#### DATA SECTION
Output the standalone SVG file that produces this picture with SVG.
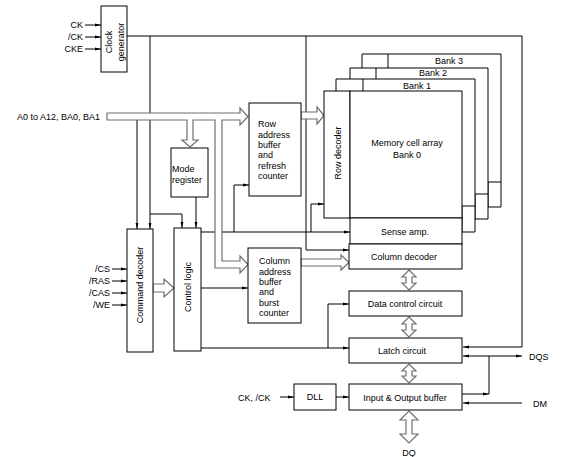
<svg xmlns="http://www.w3.org/2000/svg" width="567" height="457" viewBox="0 0 567 457">
<defs>
<marker id="a" markerWidth="6" markerHeight="4" refX="6" refY="2" orient="auto-start-reverse" markerUnits="userSpaceOnUse"><path d="M0,0.6 L6,2 L0,3.4z" fill="#000"/></marker>
<style>
.b{fill:#fff;stroke:#000;stroke-width:1}
.t{font-family:"Liberation Sans",Arial,sans-serif;font-size:9px;fill:#000}
.c{text-anchor:middle}
.e{text-anchor:end}
.l{fill:none;stroke:#000;stroke-width:1}
.h{fill:#fff;stroke:#6e6e6e;stroke-width:1.2;stroke-linejoin:miter}
</style>
</defs>
<rect width="567" height="457" fill="#fff"/>
<g id="connectors">
<g class="l" marker-end="url(#a)">
<path d="M85,25H101"/><path d="M85,37H101"/><path d="M85,49H101"/>
<path d="M127,36H522V347H463"/>
<path d="M150,36V229"/>
<path d="M137,120V229"/>
<path d="M150,214H182V228"/>
<path d="M196,197V228"/>
<path d="M306,36V250H349"/>
<path d="M201,232H350"/>
<path d="M234,232V185H249"/>
<path d="M311,232V204H324"/>
<path d="M201,288H248"/>
<path d="M201,348H349"/>
<path d="M328,348V304H349"/>
<path d="M462,394H489"/>
<path d="M522,403H463"/>
<path d="M280,397H294"/>
<path d="M336,397H349"/>
<path d="M112,269H127"/><path d="M112,281H127"/><path d="M112,293H127"/><path d="M112,305H127"/>
<path d="M463,356H522" marker-start="url(#a)"/>
</g>
<path class="l" d="M489,356V394"/>
<path class="h" d="M107,113H240V108L248,116.5L240,125V120H222V261H240V256L248,264.5L240,273V268H215V120H193V140H198L190,147L182,140H187V120H107Z"/>
<path class="h" d="M301,112H317V107L324,115.5L317,124V119H301Z"/>
<path class="h" d="M153,284H164V279L174,288L164,297V292H153Z"/>
<path class="h" d="M301,259H341V255L349,262.5L341,270V266H301Z"/>
<path class="h" d="M409,270L416,277H412V283H416L409,290L402,283H406V277H402Z"/>
<path class="h" d="M409,317L416,324H412V330H416L409,337L402,330H406V324H402Z"/>
<path class="h" d="M409,364L416,371H412V376H416L409,383L402,376H406V371H402Z"/>
<path class="h" d="M409,411L418,420H412V434H418L409,443L400,434H406V420H400Z"/>
</g>
<g id="clock-generator">
<rect class="b" x="101" y="6" width="26" height="66"/>
<text class="t c" transform="translate(112,42) rotate(-90)">Clock</text>
<text class="t c" transform="translate(123.5,42) rotate(-90)">generator</text>
</g>
<g id="inputs" class="t">
<text class="t e" x="83" y="28">CK</text>
<text class="t e" x="83" y="40">/CK</text>
<text class="t e" x="83" y="52">CKE</text>
<text class="t" x="17" y="120">A0 to A12, BA0, BA1</text>
<text class="t e" x="110" y="272">/CS</text>
<text class="t e" x="110" y="284">/RAS</text>
<text class="t e" x="110" y="296">/CAS</text>
<text class="t e" x="110" y="308">/WE</text>
<text class="t" x="238" y="401">CK, /CK</text>
<text class="t" x="529" y="360">DQS</text>
<text class="t" x="533" y="407">DM</text>
<text class="t c" x="409" y="456">DQ</text>
</g>
<g id="mode-register">
<rect class="b" x="171" y="148" width="37" height="49"/>
<text class="t" x="172" y="172">Mode</text>
<text class="t" x="172" y="183">register</text>
</g>
<g id="command-decoder">
<rect class="b" x="127" y="229" width="26" height="123"/>
<text class="t c" transform="translate(143,285) rotate(-90)">Command decoder</text>
</g>
<g id="control-logic">
<rect class="b" x="174" y="228" width="27" height="123"/>
<text class="t c" transform="translate(191,287) rotate(-90)">Control logic</text>
</g>
<g id="row-address-buffer">
<rect class="b" x="249" y="103" width="52" height="93"/>
<text class="t" x="258" y="127">Row</text>
<text class="t" x="258" y="137.5">address</text>
<text class="t" x="258" y="148">buffer</text>
<text class="t" x="258" y="158">and</text>
<text class="t" x="258" y="168.5">refresh</text>
<text class="t" x="258" y="179">counter</text>
</g>
<g id="column-address-buffer">
<rect class="b" x="248" y="248" width="53" height="75"/>
<text class="t" x="259" y="264">Column</text>
<text class="t" x="259" y="274.5">address</text>
<text class="t" x="259" y="285">buffer</text>
<text class="t" x="259" y="295">and</text>
<text class="t" x="259" y="305.5">burst</text>
<text class="t" x="259" y="316">counter</text>
</g>
<g id="bank3">
<path class="b" d="M362,68V54H501V207H488V182H501"/>
<path class="l" d="M388,54V68"/>
<text class="t c" x="449" y="64">Bank 3</text>
</g>
<g id="bank2">
<path class="b" d="M350,79V68H488V219H475V194H488"/>
<path class="l" d="M376,68V79"/>
<text class="t c" x="433" y="76">Bank 2</text>
</g>
<g id="bank1">
<path class="b" d="M336,91V79H475V232H462V206H475"/>
<path class="l" d="M363,79V91"/>
<text class="t c" x="417" y="89">Bank 1</text>
</g>
<g id="row-decoder">
<rect class="b" x="324" y="91" width="26" height="127"/>
<text class="t c" transform="translate(341,153) rotate(-90)">Row decoder</text>
</g>
<g id="memory-cell-array">
<rect class="b" x="350" y="91" width="112" height="127"/>
<text class="t c" x="407" y="146">Memory cell array</text>
<text class="t c" x="407" y="158">Bank 0</text>
</g>
<g id="sense-amp">
<rect class="b" x="350" y="218" width="112" height="26"/>
<text class="t c" x="405" y="235">Sense amp.</text>
</g>
<g id="column-decoder">
<rect class="b" x="349" y="244" width="113" height="25"/>
<text class="t c" x="404" y="260">Column decoder</text>
</g>
<g id="data-control-circuit">
<rect class="b" x="349" y="291" width="113" height="25"/>
<text class="t c" x="405" y="307">Data control circuit</text>
</g>
<g id="latch-circuit">
<rect class="b" x="349" y="338" width="113" height="25"/>
<text class="t c" x="402" y="354">Latch circuit</text>
</g>
<g id="io-buffer">
<rect class="b" x="349" y="384" width="113" height="26"/>
<text class="t c" x="405" y="401">Input &amp; Output buffer</text>
</g>
<g id="dll">
<rect class="b" x="294" y="384" width="42" height="26"/>
<text class="t c" x="315" y="400">DLL</text>
</g>
</svg>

#### SHORT TASK
Reproduce the full listing above verbatim, with no pictures included.

#### FULL SOLUTION
Output the standalone SVG file that produces this picture with SVG.
<svg xmlns="http://www.w3.org/2000/svg" width="567" height="457" viewBox="0 0 567 457">
<defs>
<marker id="a" markerWidth="6" markerHeight="4" refX="6" refY="2" orient="auto-start-reverse" markerUnits="userSpaceOnUse"><path d="M0,0.6 L6,2 L0,3.4z" fill="#000"/></marker>
<style>
.b{fill:#fff;stroke:#000;stroke-width:1}
.t{font-family:"Liberation Sans",Arial,sans-serif;font-size:9px;fill:#000}
.c{text-anchor:middle}
.e{text-anchor:end}
.l{fill:none;stroke:#000;stroke-width:1}
.h{fill:#fff;stroke:#6e6e6e;stroke-width:1.2;stroke-linejoin:miter}
</style>
</defs>
<rect width="567" height="457" fill="#fff"/>
<g id="connectors">
<g class="l" marker-end="url(#a)">
<path d="M85,25H101"/><path d="M85,37H101"/><path d="M85,49H101"/>
<path d="M127,36H522V347H463"/>
<path d="M150,36V229"/>
<path d="M137,120V229"/>
<path d="M150,214H182V228"/>
<path d="M196,197V228"/>
<path d="M306,36V250H349"/>
<path d="M201,232H350"/>
<path d="M234,232V185H249"/>
<path d="M311,232V204H324"/>
<path d="M201,288H248"/>
<path d="M201,348H349"/>
<path d="M328,348V304H349"/>
<path d="M462,394H489"/>
<path d="M522,403H463"/>
<path d="M280,397H294"/>
<path d="M336,397H349"/>
<path d="M112,269H127"/><path d="M112,281H127"/><path d="M112,293H127"/><path d="M112,305H127"/>
<path d="M463,356H522" marker-start="url(#a)"/>
</g>
<path class="l" d="M489,356V394"/>
<path class="h" d="M107,113H240V108L248,116.5L240,125V120H222V261H240V256L248,264.5L240,273V268H215V120H193V140H198L190,147L182,140H187V120H107Z"/>
<path class="h" d="M301,112H317V107L324,115.5L317,124V119H301Z"/>
<path class="h" d="M153,284H164V279L174,288L164,297V292H153Z"/>
<path class="h" d="M301,259H341V255L349,262.5L341,270V266H301Z"/>
<path class="h" d="M409,270L416,277H412V283H416L409,290L402,283H406V277H402Z"/>
<path class="h" d="M409,317L416,324H412V330H416L409,337L402,330H406V324H402Z"/>
<path class="h" d="M409,364L416,371H412V376H416L409,383L402,376H406V371H402Z"/>
<path class="h" d="M409,411L418,420H412V434H418L409,443L400,434H406V420H400Z"/>
</g>
<g id="clock-generator">
<rect class="b" x="101" y="6" width="26" height="66"/>
<text class="t c" transform="translate(112,42) rotate(-90)">Clock</text>
<text class="t c" transform="translate(123.5,42) rotate(-90)">generator</text>
</g>
<g id="inputs" class="t">
<text class="t e" x="83" y="28">CK</text>
<text class="t e" x="83" y="40">/CK</text>
<text class="t e" x="83" y="52">CKE</text>
<text class="t" x="17" y="120">A0 to A12, BA0, BA1</text>
<text class="t e" x="110" y="272">/CS</text>
<text class="t e" x="110" y="284">/RAS</text>
<text class="t e" x="110" y="296">/CAS</text>
<text class="t e" x="110" y="308">/WE</text>
<text class="t" x="238" y="401">CK, /CK</text>
<text class="t" x="529" y="360">DQS</text>
<text class="t" x="533" y="407">DM</text>
<text class="t c" x="409" y="456">DQ</text>
</g>
<g id="mode-register">
<rect class="b" x="171" y="148" width="37" height="49"/>
<text class="t" x="172" y="172">Mode</text>
<text class="t" x="172" y="183">register</text>
</g>
<g id="command-decoder">
<rect class="b" x="127" y="229" width="26" height="123"/>
<text class="t c" transform="translate(143,285) rotate(-90)">Command decoder</text>
</g>
<g id="control-logic">
<rect class="b" x="174" y="228" width="27" height="123"/>
<text class="t c" transform="translate(191,287) rotate(-90)">Control logic</text>
</g>
<g id="row-address-buffer">
<rect class="b" x="249" y="103" width="52" height="93"/>
<text class="t" x="258" y="127">Row</text>
<text class="t" x="258" y="137.5">address</text>
<text class="t" x="258" y="148">buffer</text>
<text class="t" x="258" y="158">and</text>
<text class="t" x="258" y="168.5">refresh</text>
<text class="t" x="258" y="179">counter</text>
</g>
<g id="column-address-buffer">
<rect class="b" x="248" y="248" width="53" height="75"/>
<text class="t" x="259" y="264">Column</text>
<text class="t" x="259" y="274.5">address</text>
<text class="t" x="259" y="285">buffer</text>
<text class="t" x="259" y="295">and</text>
<text class="t" x="259" y="305.5">burst</text>
<text class="t" x="259" y="316">counter</text>
</g>
<g id="bank3">
<path class="b" d="M362,68V54H501V207H488V182H501"/>
<path class="l" d="M388,54V68"/>
<text class="t c" x="449" y="64">Bank 3</text>
</g>
<g id="bank2">
<path class="b" d="M350,79V68H488V219H475V194H488"/>
<path class="l" d="M376,68V79"/>
<text class="t c" x="433" y="76">Bank 2</text>
</g>
<g id="bank1">
<path class="b" d="M336,91V79H475V232H462V206H475"/>
<path class="l" d="M363,79V91"/>
<text class="t c" x="417" y="89">Bank 1</text>
</g>
<g id="row-decoder">
<rect class="b" x="324" y="91" width="26" height="127"/>
<text class="t c" transform="translate(341,153) rotate(-90)">Row decoder</text>
</g>
<g id="memory-cell-array">
<rect class="b" x="350" y="91" width="112" height="127"/>
<text class="t c" x="407" y="146">Memory cell array</text>
<text class="t c" x="407" y="158">Bank 0</text>
</g>
<g id="sense-amp">
<rect class="b" x="350" y="218" width="112" height="26"/>
<text class="t c" x="405" y="235">Sense amp.</text>
</g>
<g id="column-decoder">
<rect class="b" x="349" y="244" width="113" height="25"/>
<text class="t c" x="404" y="260">Column decoder</text>
</g>
<g id="data-control-circuit">
<rect class="b" x="349" y="291" width="113" height="25"/>
<text class="t c" x="405" y="307">Data control circuit</text>
</g>
<g id="latch-circuit">
<rect class="b" x="349" y="338" width="113" height="25"/>
<text class="t c" x="402" y="354">Latch circuit</text>
</g>
<g id="io-buffer">
<rect class="b" x="349" y="384" width="113" height="26"/>
<text class="t c" x="405" y="401">Input &amp; Output buffer</text>
</g>
<g id="dll">
<rect class="b" x="294" y="384" width="42" height="26"/>
<text class="t c" x="315" y="400">DLL</text>
</g>
</svg>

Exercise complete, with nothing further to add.